Public Comment

Commentary: Community Priorities Require No Vote on Measures A and B

By Katina Ancar
Friday February 01, 2008

In her Children’s Hospital’s Expansion Tax Measure commentary, Joyce Roy concluded with a question: What are our community’s priorities? As an Oakland resident and child advocate, I am compelled to list a few:  

 

To ensure that private companies treat Alameda County residents with respect 

Children’s Hospital of Oakland (CHO) has run roughshod in Oakland, believing that it need not engage our community. CHO has wholly refused to seek or accept input on its planned $700 million expansion. The hospital chose its site without consulting the county, the city, or the neighboring residents (some of whose modest homes CHO has now disclosed it intends to take by eminent domain and bulldoze for its 12-story high-rise). 

CHO’s use of children in its misleading $1 million campaign mailings is exemplary of its shameful tactics. Purportedly written by children (“Adriana, age 14, Leukemia”), they state that CHO will use the tax for a retrofit and “will have to close” otherwise. Both claims are patently false. And using vulnerable children to deliver the deception is revolting and exploitative. 

The pursuit of an admirable mission does not provide a license to treat our community in an arrogant, underhanded, and manipulative manner. We must demand that CHO respect our community and its children. 

 

To finance county-owned services 

Alameda County owns and operates Highland Hospital. Yet, Highland struggles financially. The estimate for Highland’s state-mandated seismic retrofit is a whopping $600 million, which our community will have to pay through a tax measure. If the $300 million proceeds from Measure A went to Highland instead of a private entity, we would be half-way there already. 

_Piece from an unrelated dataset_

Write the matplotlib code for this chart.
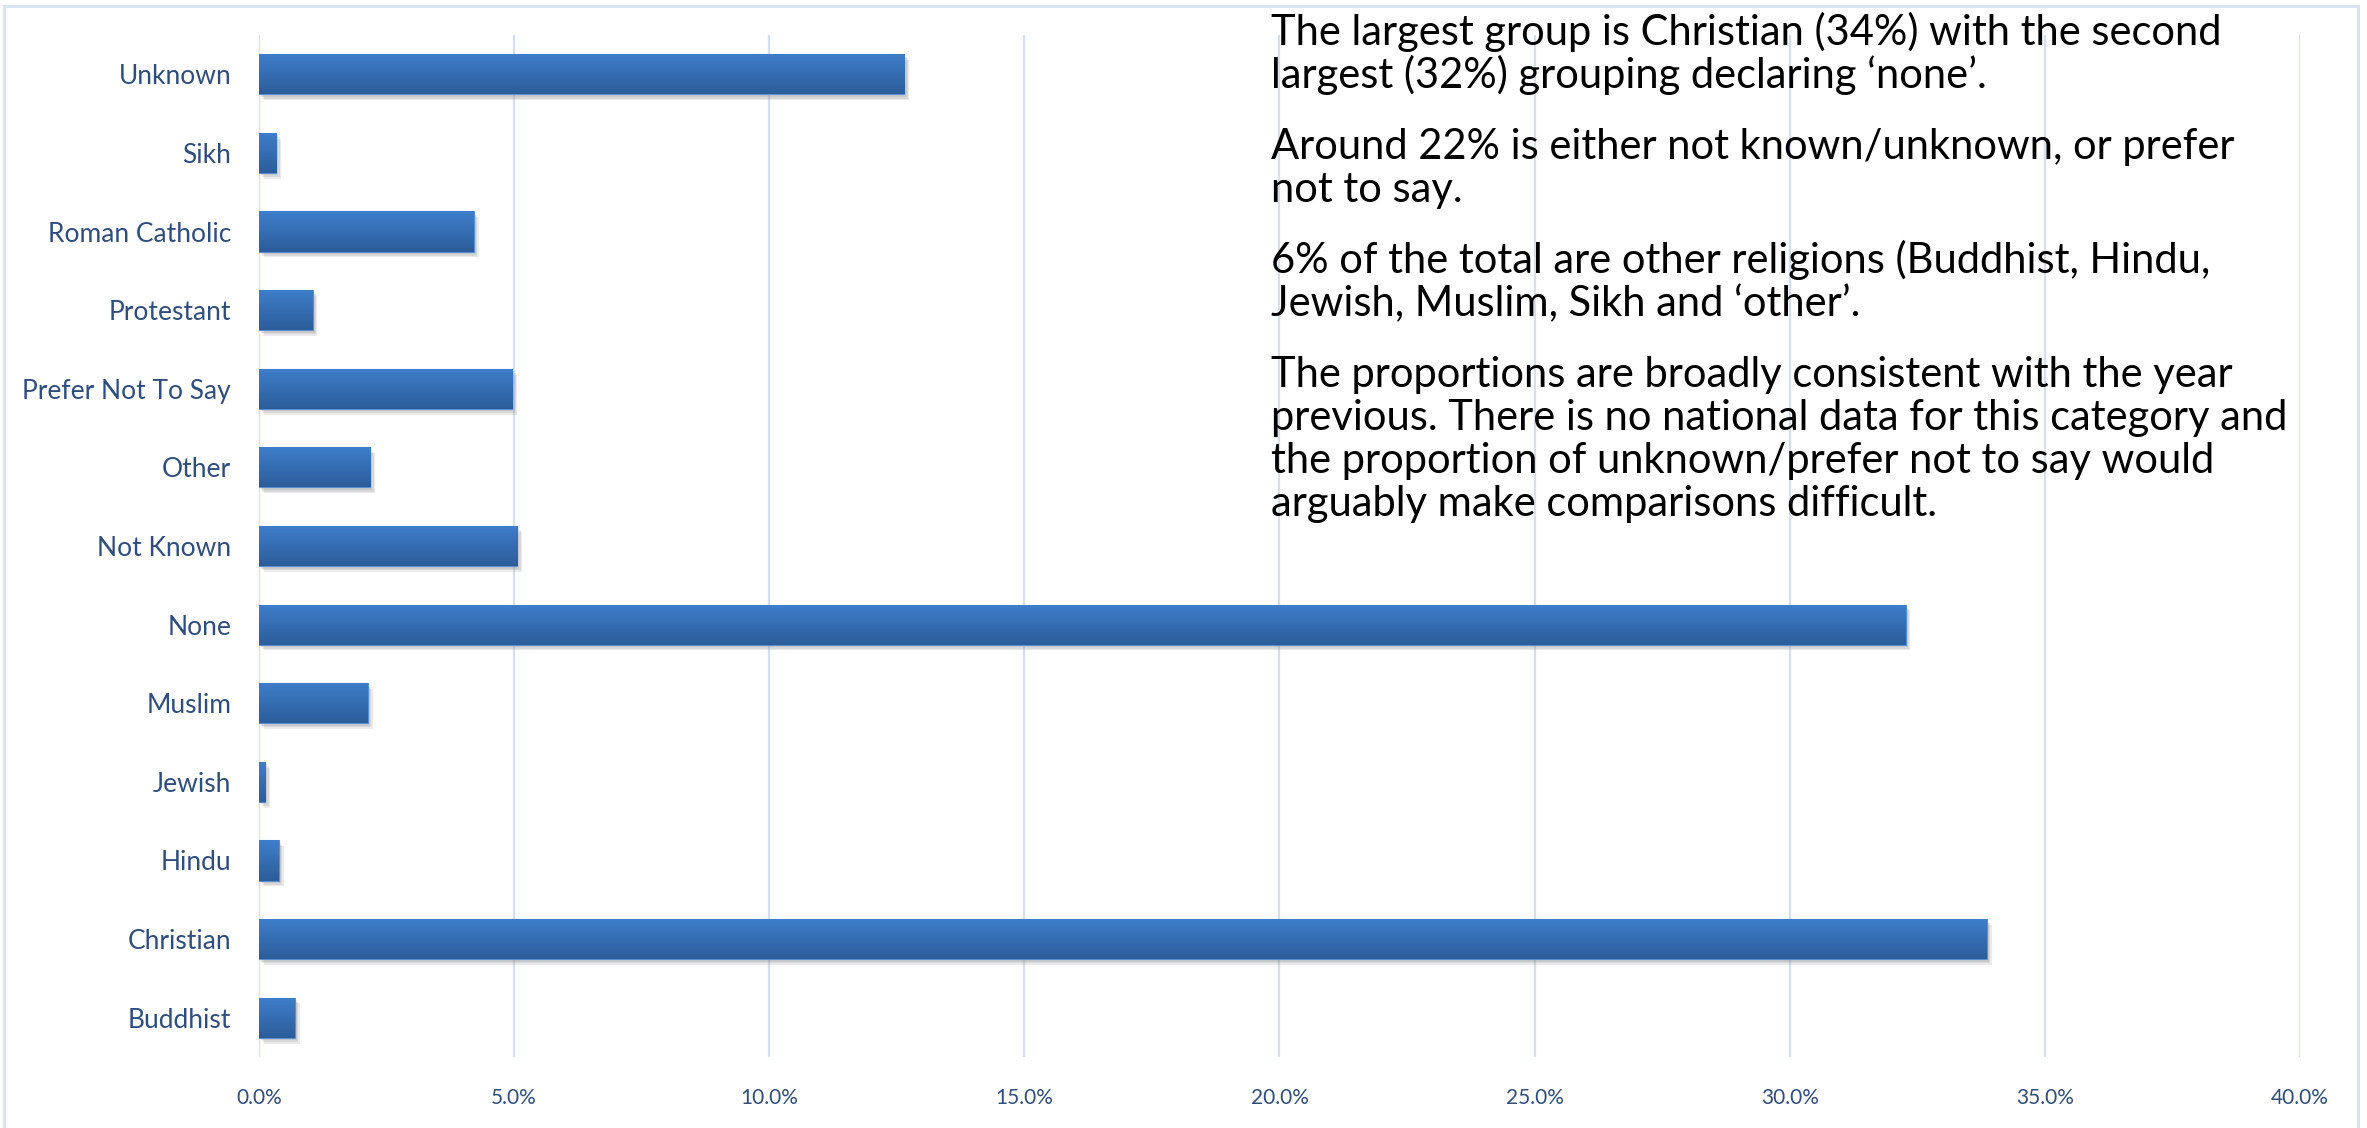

At a recent meeting with a councilmember, I learned that Oakland’s law enforcement does not pursue certain felony and misdemeanor charges because there are not enough courtrooms and judges to handle the volume of arrests. When someone set fire to Peralta Elementary School, the school district had few funds to assist in the repair. Would $300 million help? 

As taxpayers, our community already shoulders the burden of paying the Medi-Cal reimbursements that CHO receives for treating its patients. We need not pay for their decision to expand. Instead, our community must prioritize financing our own public services before taking the unprecedented step of funding a private, tax-exempt hospital’s expansion. To do otherwise would be fiscally irresponsible. 

To build and safeguard a livable Oakland and Alameda County 

Oakland is among Alameda County’s most diverse cities. The small neighborhood that CHO’s downtown-sized skyscraper would tower over is one of our community’s most diverse: economically, racially, and professionally. It includes retired widows, young families of all races and ethnicities, teachers, nurses, writers, firefighters, scientists, artists, bakers, urban gardeners, lawyers, contractors, government employees. These residents bought homes in (or stuck through) bad times and improved them their homes (without taxpayer assistance), so that the neighborhood is now experiencing good times. 

The modest homes on its tree-lined streets are as desirable as the ones in wealthier Rockridge—which is also adjacent to Highway 24—so desirable that strangers approach and ask if owners are willing to sell. The owners do not want to sell. They do not want a private hospital to take their homes by eminent domain. They do not want to be forced out by the specter of a skyscraper with helipad. They appreciate the members of our community who recognize that neighborhoods like this one make Oakland and Alameda County livable —that neighborhoods like this one are the glue that keeps our community together. They will vote no on Measures A and B. 

 

Katina Ancar is an Oakland resident.